DO THIS: Retype the opening lines of the listing below, ending with the line that contains "from matplotlib.lines import Line2D", and leave out any pictures.

DATASET EXTRACT:
• • • • •

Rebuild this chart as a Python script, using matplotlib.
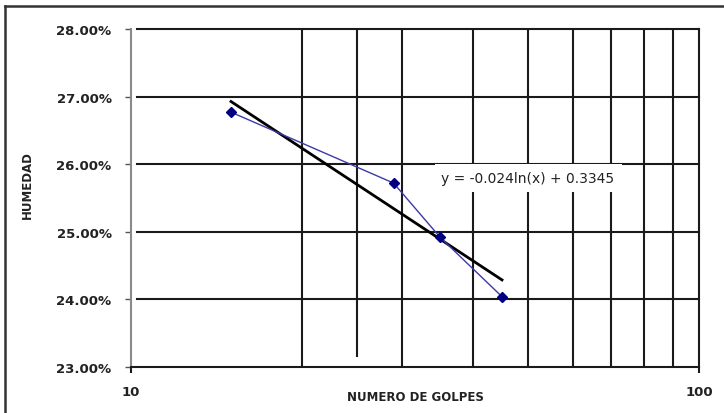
import numpy as np
import matplotlib
matplotlib.use('Agg')
import matplotlib.pyplot as plt
from matplotlib.ticker import PercentFormatter, FixedLocator, FuncFormatter, NullFormatter
from matplotlib.lines import Line2D

# ── Data ──────────────────────────────────────────────────────────
golpes  = [15, 29, 35, 45]
humedad = [0.2677, 0.2572, 0.2492, 0.2404]
y_ticks = [0.23, 0.24, 0.25, 0.26, 0.27, 0.28]
x_major = [10, 100]
x_minor = [20, 30, 40, 50, 60, 70, 80, 90]
equation = 'y = -0.024ln(x) + 0.3345'

# logarithmic trend line fitted on the points
coef = np.polyfit(np.log(golpes), humedad, 1)
x_fit = np.linspace(min(golpes), max(golpes), 60)
y_fit = coef[0] * np.log(x_fit) + coef[1]

GRID = '#1a1a1a'
TXT = '#222222'

fig = plt.figure(figsize=(7.24, 4.14), dpi=100)
fig.patch.set_facecolor('white')
ax = fig.add_axes([131/724, 46/414, 568/724, 338/414])

ax.set_xscale('log')
ax.set_xlim(10, 100)
ax.set_ylim(0.23, 0.28)

# grid
ax.xaxis.set_major_locator(FixedLocator(x_major))
ax.xaxis.set_minor_locator(FixedLocator(x_minor))
ax.xaxis.set_major_formatter(FuncFormatter(lambda v, p: f'{v:g}'))
ax.xaxis.set_minor_formatter(NullFormatter())
ax.grid(True, which='minor', axis='x', color=GRID, linewidth=1.5, zorder=1)
off = 6 / 568
for yv in y_ticks[1:]:
    ax.axhline(yv, xmin=off, xmax=1, color=GRID, linewidth=1.5,
               clip_on=False, zorder=1)
# odd stray vertical line in the original
ax.axvline(25, ymin=0.033, ymax=1, color=GRID, linewidth=1.5, zorder=1)

ax.set_yticks(y_ticks)
ax.yaxis.set_major_formatter(PercentFormatter(xmax=1, decimals=2))

for s in ['top']:
    ax.spines[s].set_visible(False)
ax.spines['left'].set_color('#8a8a8a')
ax.spines['left'].set_linewidth(1.5)
ax.spines['bottom'].set_color(GRID)
ax.spines['bottom'].set_linewidth(1.5)
ax.spines['right'].set_color(GRID)
ax.spines['right'].set_linewidth(1.5)

ax.tick_params(axis='y', which='major', direction='out', length=4,
               width=1.0, color='#555555', pad=10, labelsize=9.5,
               labelcolor=TXT)
ax.tick_params(axis='x', which='major', direction='out', length=4,
               width=1.5, color=GRID, pad=9, labelsize=9.5, labelcolor=TXT)
ax.tick_params(axis='x', which='minor', length=0)
for lab in ax.get_yticklabels() + ax.get_xticklabels():
    lab.set_fontweight('bold')

# series
ax.plot(golpes, humedad, color='#3a3aa8', linewidth=1.0,
        marker='D', markersize=5.5, markerfacecolor='#000080',
        markeredgecolor='#000080', zorder=4)
ax.plot(x_fit, y_fit, color='black', linewidth=2.0, zorder=3)

ax.text(50, 0.2580, equation, ha='center', va='center', fontsize=10,
        color=TXT, zorder=5,
        bbox=dict(facecolor='white', edgecolor='none', pad=5))

fig.text(27/724, 1 - 185/414, 'HUMEDAD', rotation=90, ha='center',
         va='center', fontsize=8.5, fontweight='bold', color=TXT)
fig.text(415/724, 1 - 398/414, 'NUMERO DE GOLPES', ha='center',
         va='center', fontsize=8.5, fontweight='bold', color=TXT)

# outer chart frame (top and left edges visible)
fig.add_artist(Line2D([5/724, 5/724], [0, 1 - 7/414], transform=fig.transFigure,
                      color='#333333', linewidth=1.8))
fig.add_artist(Line2D([5/724, 1], [1 - 7/414, 1 - 7/414], transform=fig.transFigure,
                      color='#333333', linewidth=1.8))

plt.savefig('out.png', dpi=100, facecolor='white')
plt.close()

• • • • •

OUTPUT FOR THIS TASK:
Rebuild this chart as a Python script, using matplotlib.
import numpy as np
import matplotlib
matplotlib.use('Agg')
import matplotlib.pyplot as plt
from matplotlib.ticker import PercentFormatter, FixedLocator, FuncFormatter, NullFormatter
from matplotlib.lines import Line2D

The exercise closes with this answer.